SHORT EXERCISE: Give all the lines below again, exactly, with no pictures.

PROVIDED DATA:
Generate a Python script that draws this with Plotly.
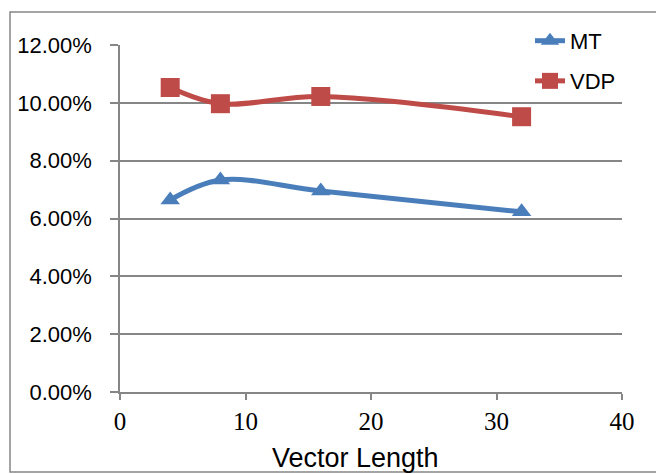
import plotly.graph_objects as go

vector_length = [4, 8, 16, 32]
mt = [0.0664, 0.0733, 0.0695, 0.0623]
vdp = [0.1053, 0.0997, 0.1022, 0.0952]
x_ticks = [0, 10, 20, 30, 40]
y_ticks = [0, 0.02, 0.04, 0.06, 0.08, 0.10, 0.12]

fig = go.Figure()
fig.add_trace(go.Scatter(
    x=vector_length, y=mt, name="MT", mode="lines+markers", legend="legend",
    line=dict(color="#4A7EBB", width=5, shape="spline", smoothing=1),
    marker=dict(symbol="triangle-up", size=17, color="#4A7EBB"),
))
fig.add_trace(go.Scatter(
    x=vector_length, y=vdp, name="VDP", mode="lines+markers", legend="legend2",
    line=dict(color="#BE4B48", width=5, shape="spline", smoothing=1),
    marker=dict(symbol="square", size=19, color="#BE4B48"),
))

grid = "#868686"
legend_font = dict(family="Liberation Sans", size=22, color="black")
fig.update_layout(
    width=656, height=474,
    margin=dict(l=120, r=34, t=45, b=82),
    paper_bgcolor="white", plot_bgcolor="white",
    showlegend=True,
    legend=dict(x=0.8167, y=1.081 - 3 / 347, xanchor="left", yanchor="top",
                bgcolor="rgba(0,0,0,0)", font=legend_font),
    legend2=dict(x=0.8167, y=0.971 - 5 / 347, xanchor="left", yanchor="top",
                 bgcolor="rgba(0,0,0,0)", font=legend_font),
    xaxis=dict(range=[0, 40], tickvals=x_ticks, ticktext=[str(v) for v in x_ticks],
               automargin=False,
               showgrid=False, zeroline=False, showline=True, linecolor=grid, linewidth=1.5,
               ticks="outside", ticklen=6, tickcolor=grid, tickwidth=1.5,
               ticklabelstandoff=0,
               tickfont=dict(family="Liberation Serif", size=25, color="black")),
    yaxis=dict(range=[0, 0.12], tickvals=y_ticks, tickformat=".2%",
               automargin=False,
               showgrid=True, gridcolor=grid, gridwidth=1.5, zeroline=False,
               showline=True, linecolor=grid, linewidth=1.5,
               ticks="outside", ticklen=8, tickcolor=grid, tickwidth=1.5,
               ticklabelstandoff=14,
               tickfont=dict(family="Liberation Sans", size=22, color="black")),
    annotations=[dict(text="Vector Length", xref="paper", yref="paper",
                      x=(355 - 120) / 502, y=(392 - 457.5) / 347,
                      xanchor="center", yanchor="middle", showarrow=False,
                      font=dict(family="Liberation Sans", size=27, color="black"))],
    shapes=[dict(type="rect", xref="paper", yref="paper",
                 x0=(10 - 120) / 502, x1=(700 - 120) / 502,
                 y0=(392 - 472) / 347, y1=1 + (45 - 12) / 347,
                 line=dict(color="#868686", width=1.5), layer="below")],
)

fig.write_html("out.html")
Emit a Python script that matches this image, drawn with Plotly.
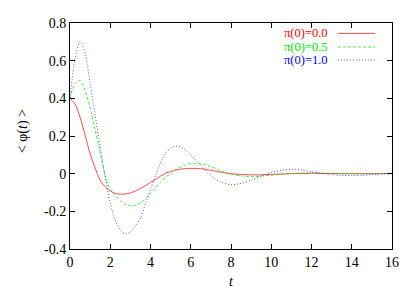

RESULT:
Generate a Python script that draws this with Plotly.
import plotly.graph_objects as go

vector_length = [4, 8, 16, 32]
mt = [0.0664, 0.0733, 0.0695, 0.0623]
vdp = [0.1053, 0.0997, 0.1022, 0.0952]
x_ticks = [0, 10, 20, 30, 40]
y_ticks = [0, 0.02, 0.04, 0.06, 0.08, 0.10, 0.12]

fig = go.Figure()
fig.add_trace(go.Scatter(
    x=vector_length, y=mt, name="MT", mode="lines+markers", legend="legend",
    line=dict(color="#4A7EBB", width=5, shape="spline", smoothing=1),
    marker=dict(symbol="triangle-up", size=17, color="#4A7EBB"),
))
fig.add_trace(go.Scatter(
    x=vector_length, y=vdp, name="VDP", mode="lines+markers", legend="legend2",
    line=dict(color="#BE4B48", width=5, shape="spline", smoothing=1),
    marker=dict(symbol="square", size=19, color="#BE4B48"),
))

grid = "#868686"
legend_font = dict(family="Liberation Sans", size=22, color="black")
fig.update_layout(
    width=656, height=474,
    margin=dict(l=120, r=34, t=45, b=82),
    paper_bgcolor="white", plot_bgcolor="white",
    showlegend=True,
    legend=dict(x=0.8167, y=1.081 - 3 / 347, xanchor="left", yanchor="top",
                bgcolor="rgba(0,0,0,0)", font=legend_font),
    legend2=dict(x=0.8167, y=0.971 - 5 / 347, xanchor="left", yanchor="top",
                 bgcolor="rgba(0,0,0,0)", font=legend_font),
    xaxis=dict(range=[0, 40], tickvals=x_ticks, ticktext=[str(v) for v in x_ticks],
               automargin=False,
               showgrid=False, zeroline=False, showline=True, linecolor=grid, linewidth=1.5,
               ticks="outside", ticklen=6, tickcolor=grid, tickwidth=1.5,
               ticklabelstandoff=0,
               tickfont=dict(family="Liberation Serif", size=25, color="black")),
    yaxis=dict(range=[0, 0.12], tickvals=y_ticks, tickformat=".2%",
               automargin=False,
               showgrid=True, gridcolor=grid, gridwidth=1.5, zeroline=False,
               showline=True, linecolor=grid, linewidth=1.5,
               ticks="outside", ticklen=8, tickcolor=grid, tickwidth=1.5,
               ticklabelstandoff=14,
               tickfont=dict(family="Liberation Sans", size=22, color="black")),
    annotations=[dict(text="Vector Length", xref="paper", yref="paper",
                      x=(355 - 120) / 502, y=(392 - 457.5) / 347,
                      xanchor="center", yanchor="middle", showarrow=False,
                      font=dict(family="Liberation Sans", size=27, color="black"))],
    shapes=[dict(type="rect", xref="paper", yref="paper",
                 x0=(10 - 120) / 502, x1=(700 - 120) / 502,
                 y0=(392 - 472) / 347, y1=1 + (45 - 12) / 347,
                 line=dict(color="#868686", width=1.5), layer="below")],
)

fig.write_html("out.html")
Emit a Python script that matches this image, drawn with Plotly.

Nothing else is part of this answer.